Michelangelo vs Raphael: racing through the Vatican
Michelangelo’s work on the Sistine Chapel ceiling made him a star, but it also set the bar for the younger Raphael, who studied the frescoes obsessively while painting his own rooms down the hall. Their art rivalry played out in how quickly Raphael absorbed Michelangelo’s sculptural figures and then softened them, turning competition into a kind of accelerated learning — and fueling Vasari’s stories of cutting remarks exchanged in Rome’s streets.
Ingres vs Delacroix: line against color
In 19th-century Paris, Jean-Auguste-Dominique Ingres and Eugène Delacroix became shorthand for two camps: disciplined line versus liberated color. An influential Artnet list of the “greatest art rivalries” cast their feud as a clash between neoclassicism and Romanticism, mirroring political and cultural divides in post-revolutionary France and turning salon walls into battlegrounds of taste.
Picasso vs Matisse: modernism’s friendly war
Pablo Picasso and Henri Matisse traded visits, portraits, and sharp critiques, each watching the other’s moves from Collioure to Paris. The rivalry was real — new work was unveiled almost like chess moves — but it was also mutually productive, as each artist tested how far line, color, and abstraction could go without losing the figure altogether. Later interviews make clear that both men understood their shared role in defining modern art.
Freud vs Bacon: brutality on canvas
In postwar London, Lucian Freud and Francis Bacon pushed figurative painting into raw psychological territory, their friendship shaded with professional rivalry.

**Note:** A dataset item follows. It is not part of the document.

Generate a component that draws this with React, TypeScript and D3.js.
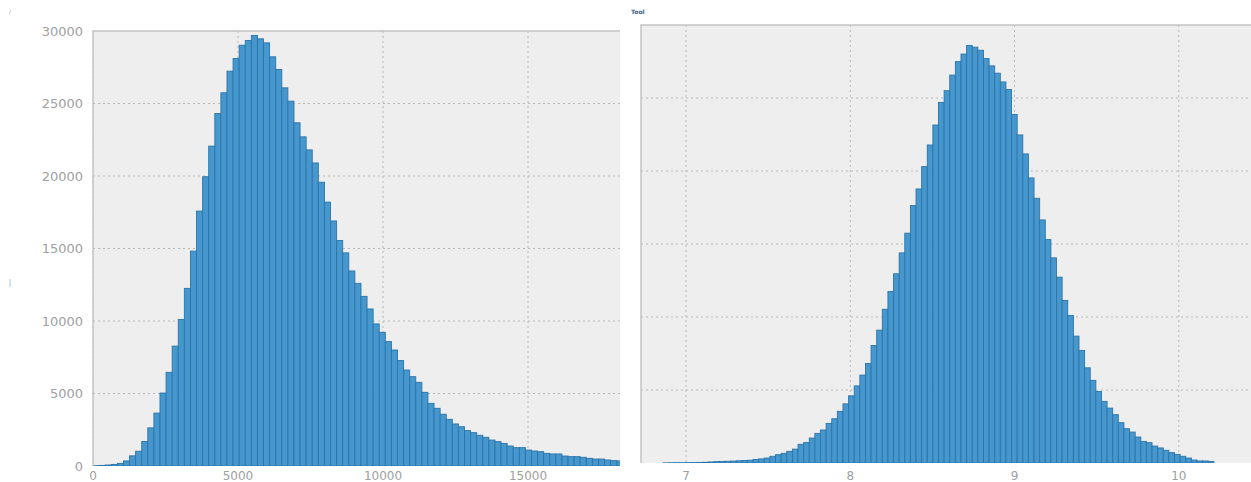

Exhibitions and biographies describe late-night studio visits, frank criticism, and a sense that each was trying to outdo the other in capturing the human body under pressure — a quieter but no less intense entry in the long history of art rivalries.
Turner vs Constable: fire, water, and a red dot
J.M.W. Turner and John Constable, near contemporaries at the Royal Academy, turned British landscape painting into a contact sport. Constable’s carefully observed skies hung beside Turner’s storms of light, and in 1832 Turner famously added a small scarlet buoy to one of his seascapes to steal attention from Constable’s canvas next door — an episode unpacked in an ArtCurious podcast on their rivalry.
Today, viewers still crowd around Turner’s Rain, Steam and Speed — The Great Western Railway at the National Gallery, guided in part by the museum’s own online guide to the painting, and then cross the river to Tate Britain’s latest Turner–Constable face-off.
Taken together, these seven art rivalries show how competition — real or later mythologized — can focus attention, generate new styles, and keep old paintings in the headlines. The stories are messy, and historians increasingly question how “true” some feuds ever were, but the idea of the rivalry remains a powerful way to talk about how artists watch, prod, and sometimes try to beat one another into greatness.